The cable is approximately 20,000 kilometres long and provides broadband communications with a design capacity of 24 terabits per second between South East Asia, the Indian subcontinent, the Middle East and Europe.

The cable connects Singapore, Malaysia, Indonesia, Thailand, Myanmar, Bangladesh, India, Sri Lanka, Pakistan, United Arab Emirates, Oman, Qatar, Djibuti, Yemen, Saudi Arabia, Egypt, Italy, Turkey and France via 19 landing points.

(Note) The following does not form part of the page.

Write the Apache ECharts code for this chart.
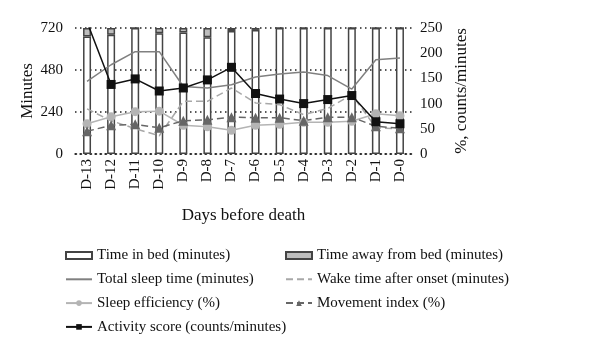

The portion from France to Sri Lanka was constructed by Alcatel-Lucent and the portion from Sri Lanka to Singapore by NEC. Construction commenced on 6 June 2014 and completed in December 2016. An official launch event was held in Honolulu, Hawaii on 16 January 2017. 21 February 2018 date created by the general meeting organisers in Turkey İlker Şahinbaş

The first extension of the system was completed in March 2018. First extension increased number of 100G waves to 170 and used capacity to 17 Tbit/s.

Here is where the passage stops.